In principle, this overhead can be mitigated by adding a layer of types to the codebase, and building tools that use type information to solve the above problems. For example, types can be used to identify bugs, to document interfaces of libraries, and so on.
In other words, we want Flow’s analysis to be precise in practice—it must model essential characteristics of the language accurately enough to understand the difference between idiomatic code and unintentional mistakes.
Precision also has other desirable consequences. When types are trustworthy, developers tend to rely on them to structure their code and reason about it, leading to cleaner and more efficient code with fewer dynamic checks. When type errors are trustworthy, developers can focus on what their code does rather than thinking about how to rewrite their code to satisfy (or work around) the type system.
Finally, precision enables useful developer tools to be built. In particular, the quality of results reported by Flow when the developer asks for the type of an expression, the definition reaching a reference, or the set of possible completions at a point through an IDE is correlated with the precision of Flow’s analysis.

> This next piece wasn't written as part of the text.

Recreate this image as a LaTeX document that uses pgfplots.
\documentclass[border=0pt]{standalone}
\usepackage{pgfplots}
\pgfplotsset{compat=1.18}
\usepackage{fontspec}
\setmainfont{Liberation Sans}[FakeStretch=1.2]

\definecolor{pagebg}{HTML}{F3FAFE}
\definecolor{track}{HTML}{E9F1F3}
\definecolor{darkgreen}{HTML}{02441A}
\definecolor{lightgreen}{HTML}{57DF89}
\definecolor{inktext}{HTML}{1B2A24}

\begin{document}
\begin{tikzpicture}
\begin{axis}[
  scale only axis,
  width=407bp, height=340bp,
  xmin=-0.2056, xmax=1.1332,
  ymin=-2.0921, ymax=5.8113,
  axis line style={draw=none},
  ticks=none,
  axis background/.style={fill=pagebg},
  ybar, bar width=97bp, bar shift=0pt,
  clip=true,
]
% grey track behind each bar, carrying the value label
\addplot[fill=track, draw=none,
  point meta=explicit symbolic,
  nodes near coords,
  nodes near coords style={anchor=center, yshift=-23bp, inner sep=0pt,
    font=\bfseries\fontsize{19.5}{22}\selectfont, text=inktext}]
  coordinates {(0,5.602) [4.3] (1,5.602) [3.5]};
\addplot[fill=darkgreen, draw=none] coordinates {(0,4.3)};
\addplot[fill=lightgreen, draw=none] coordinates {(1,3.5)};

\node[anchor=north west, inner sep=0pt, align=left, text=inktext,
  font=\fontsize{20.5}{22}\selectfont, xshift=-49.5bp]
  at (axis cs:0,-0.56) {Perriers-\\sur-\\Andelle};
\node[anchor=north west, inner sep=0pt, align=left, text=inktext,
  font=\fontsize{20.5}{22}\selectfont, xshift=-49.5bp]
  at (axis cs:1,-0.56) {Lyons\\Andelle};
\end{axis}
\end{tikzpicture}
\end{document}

In other words, we must engineer Flow’s analysis to be extremely fast—it must respond to code changes without noticeable delay, while still being precise enough in practice.
Like precision, speed also has other significant effects. When bugs are reported as the developer makes changes to code, they become part of the editing process—the developer doesn’t need to run the code to detect bugs, and tracing bugs back to the code becomes simpler. Similarly, when the IDE can show the type of an expression, the definition reaching a reference, etc. as the developer is coding, we have observed that productivity can improve dramatically.
The key to Flow’s speed is modularity: the ability to break the analysis into file-sized chunks that can be assembled later.
With modularity, we can aggressively parallelize our analysis. Furthermore, when files change, we can incrementally analyze only those files that depend on the changed files. Together, these choices have helped scale the analysis to millions of lines of code.
Under the hood, Flow relies on a high-throughput low-latency systems infrastructure that enables distribution of tasks among parallel workers, and communication of results in parallel via shared memory. Combined with an architecture where the analysis of a codebase is updated automatically in the background on file system changes, Flow delivers near-instantaneous feedback as the developer edits and rebases code, even in a large repository.